What I Learned Searching for Boston’s Best Pizza

In a town known for seafood, cream pies, baked beans, and basically anything other than ’za, our food editor set out to discover the best slice in the city. But as he tasted and tested, he learned a helluva lot more about Boston than he bargained for.


Photo by Nina Gallant

I’m not sure how to pick the best pizza in Boston.

I know I shouldn’t be saying that. I’m the food editor of the magazine you hold in your hands, for Chrissake—no time for self-doubt now. But when my bosses tasked me with taking a journey to find the single best slice in Boston, I gulped—and hard. The stakes were high. Pizza, after all, is universally beloved. It is the Beyoncé of foodstuffs: You either like it, in one capacity or another, or you are lying.

It also comes in many different forms; everyone has a distinct idea—sometimes several—of what pizza is. Growing up in a small town about an hour southwest of Boston, pizza for me was the homemade Sicilian-style squares my grandmother left in a pan on the kitchen counter during Sunday visits. It was also my homemaker mother’s reliable too-tired-to-cook meal—although she always tenderly topped the frozen Ellio’s pie with olive oil, garlic powder, and mounds of extra shredded cheese. Pizza from Greek-style parlors, meanwhile, was the go-to grub for every birthday party in the ’burbs.

Since then, I’ve eaten pizza in Rome, pizza in New York, pizza in the North End. As a professional diner, I’ve relished gourmet slices with deeply flavored, smoky tomato sauce; unctuous fresh mozzarella; and heavenly bites of yeasty dough that yield to a crisp crust. As a creature of habit, I’ve been ordering the same Friday-night takeout pie topped with Buffalo chicken—two sides of blue-cheese dip—from a Brighton hole in the wall for 15 years. (The heart, alas, wants what it wants.)

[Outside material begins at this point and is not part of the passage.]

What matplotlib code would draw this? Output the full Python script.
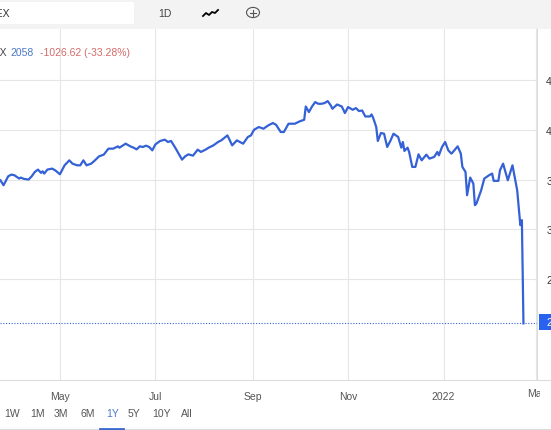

All of which raises the question: How do you choose the best of a category that has so many different interpretations? And what’s the unit of measurement on this yardstick? Are we talking about technical skill, emotional experience, fidelity to a tradition—or some combination of the three? Already, the task seemed impossible. And it was made even more so by the fact that, philosophical considerations aside, Boston doesn’t exactly have the strongest pizza identity.

Think about it. Everyone knows what New York– and Chicago-style pizza is. Detroit (thick, pan-baked slabs with tangy brick cheese) and St. Louis (cracker-like pies with processed Provel) have clear calling cards, too. But has our city spawned a distinctive, similarly famous “Boston style”?

The short answer is not really. Sure, we have the aforementioned Greek-style slices, brushed with faintly sweet sauce and baked in electric ovens in shallow, well-oiled pans that nearly fry the crust. There’s also the South Shore’s so-called bar pizza—tavern-proffered pies that are well done, a bit more than wafer-thin, and covered in char-spotted cheese (mozzarella cut with cheddar) that oozes all the way to the edge. But like candlepin bowling, the popularity of these styles is limited mostly to New England. Proud culinary exports, they are not.

Rather, Boston has proven much better at importing pizza. Want great coal-fired slices? We’ve got ’em, courtesy of spots like Max and Leo’s and Frank Pepe Pizzeria Napoletana, whose iconic original location in New Haven, Connecticut, made the style synonymous with that city. In 2010, Somerville’s Posto became New England’s first restaurant officially certified by the Associazione Verace Pizza Napoletana, a Naples-based trade organization that controls the designation of Neapolitan pizzas based on specific ingredients and cooking style. And Somerville’s Avenue Kitchen + Bar, as well as Volo Craft Pizza in Swampscott, offer locally rare Detroit-style pizza, which emerged in the 1940s when one Motor City tavern started baking pies (built cheese first, sauce second) in repurposed steel pans from automotive factories.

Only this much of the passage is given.